Das
Wiener Schnitzel stammt doch nicht
aus Mailand
(Quelle: Von Apfelstrudel
bis Zwetschkenröster. Kleines Handbuch der österreichischen Küchensprache.
Wien Verlag Ueberreuter 2008, S. 133. — ISBN 978-3-8000-7369-6
(http://www.ueberreuter.at/index.php?usr=&isbn=3800073692&phd=3&content=3&value)
Überall
können wir lesen, dass das Wiener Schnitzel aus Mailand stammt — auf den
Gourmetseiten der Tageszeitungen und Magazine, in Werbespots, ja sogar in
kulturgeschichtlichen Beiträgen mit einem hohen wissenschaftlichen Anspruch.
Die
Legende geht so: In den Jahren 1848/49 hat Feldmarschall Radetzky als Generalkommandant
der österreichischen Armee in Lombardo-Venetien die italienische Revolution
niedergeschlagen. Damals habe es in Mailand eine vergleichbare Speise gegeben,
das Costoletta Milanese. Radetzky sei
von dieser Speise so begeistert gewesen, dass er den Kaiser am Rande eines
militärischen Berichts davon in Kenntnis gesetzt habe. Zurückgekehrt nach Wien,
sei er sofort an den Hof gerufen worden, um dem kaiserlichen Chefkoch das
Rezept zu verraten: Das Wiener Schnitzel war geboren.
Urheber
der Legende war der italienische Journalist Felice Cùnsolo. Irgendwann in den
1960er Jahren, als die Beziehungen zwischen Österreich und Italien wegen der
Südtirolfrage extrem angespannt waren, kam er auf die Idee: Jetzt schreiben
wir: Das Wiener Schnitzel ist eine italienische Erfindung!
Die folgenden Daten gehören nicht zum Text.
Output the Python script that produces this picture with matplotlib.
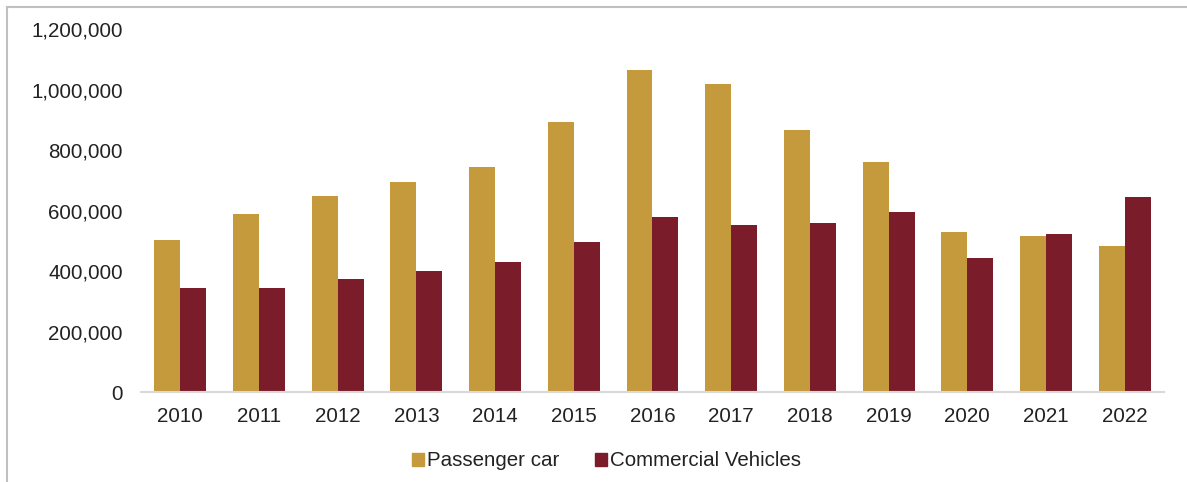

Und die
österreichischen Gourmetjournalisten haben es geglaubt.
Ein
Blick in alte Kochbücher zeigt jedoch, dass die Wiener schon vor 1848 das
„Wiener Schnitzel vom Kalbfleisch“ gekannt haben. Unter dieser Überschrift
finden wir es beispielsweise in dem „Allerneuesten allgemeinen Kochbuch“ der
Maria Anna Neudecker — es ist 1831 erschienen. Das Rezept ist ident mit unserer
heutigen Zubereitungsart. Vorläufergerichte finden sich schon in Kochbüchern
des 18. Jahrhunderts, so in Salzburg 1719 und München 1774.
Außerdem:
Nach dem Muster anderer Speisen wäre zu erwarten, dass das „Wiener Schnitzel“ den
Namen „Radetzky-Schnitzel“ erhalten hätte, wie z.B. „Eszterházy- oder Giradi-Rostbraten“
oder die „Sacher- bzw. Dobostorte“. Die meisten aus dem nichtdeutschsprachigen
Raum nach Wien gekommenen Speisen sind Lehnwörter wie z.B. Risotto, Pafesen, Letscho, Gulasch und Palatschinken.